Model Type of the Tuned RNN Model: bidirectional_lstm

MAPE for Tuned RNN Model is: 0.16543614864349365
R2 Score for Tuned RNN Model is: -0.19266240917966937

Total Cost for Tuned RNN Model is: €84,989.00

4 Results and Conclusion

We have tuned all models and calculated the total costs in terms of our cost function and the winner is XGBoost! XGBoost’s performance is not surprising given that it is usually the winning model for competitions but STL-ARIMA has also performed very successfully. RNN models were, for me, somewhat disappointing; however, it should be stated that we didn’t fully utilized LSTM cells’ memory because we have only used one timestep in the input. Increasing timesteps could potentially improve its performance. ARIMAX was the worst performer even with tuning. It could be because of the feature matrix that we have created couldn’t fully capture seasonality and trend.

Even though we have added calendar features, they might not be enough to predict seasonality and trend.

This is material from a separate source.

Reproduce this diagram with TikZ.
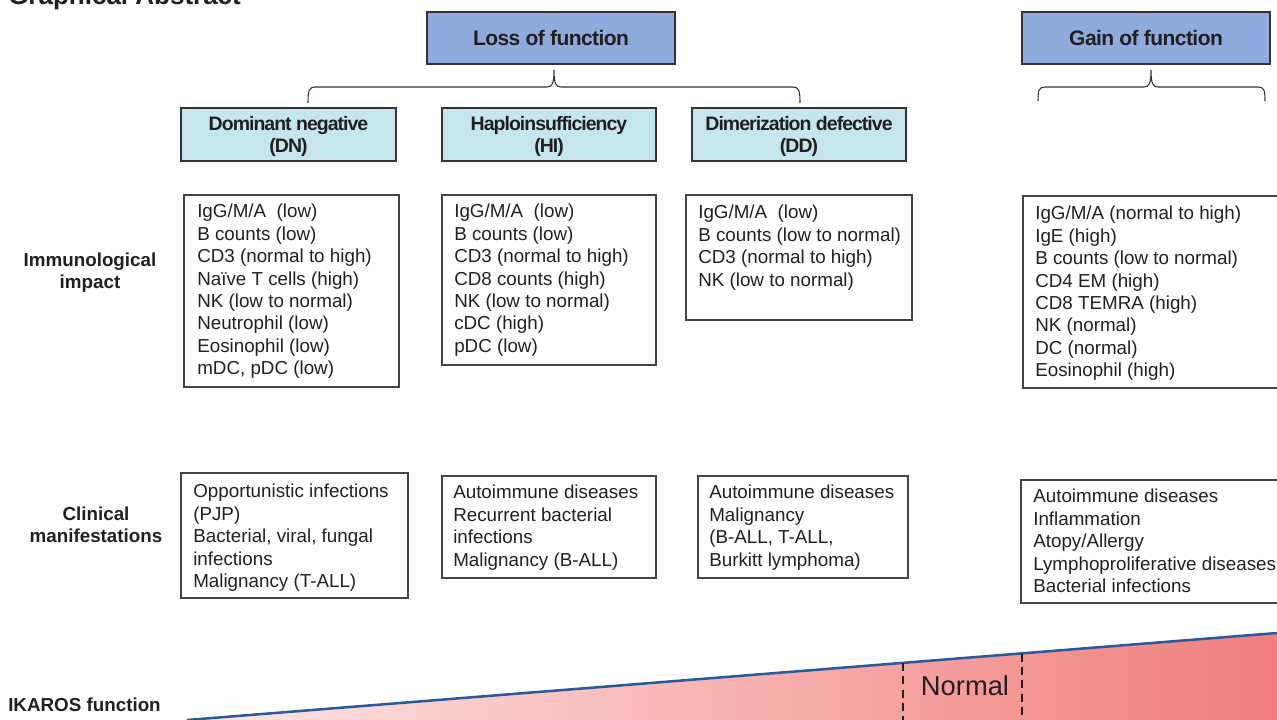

Therefore, a decomposition model where a model similar to STL decompose the time series to trend, seasonality, and residuals and after that a seperate regression model trained on only residuals could potentially be more accurate; but that’s all for this post.

Thank you for reading this post and see you on the next one!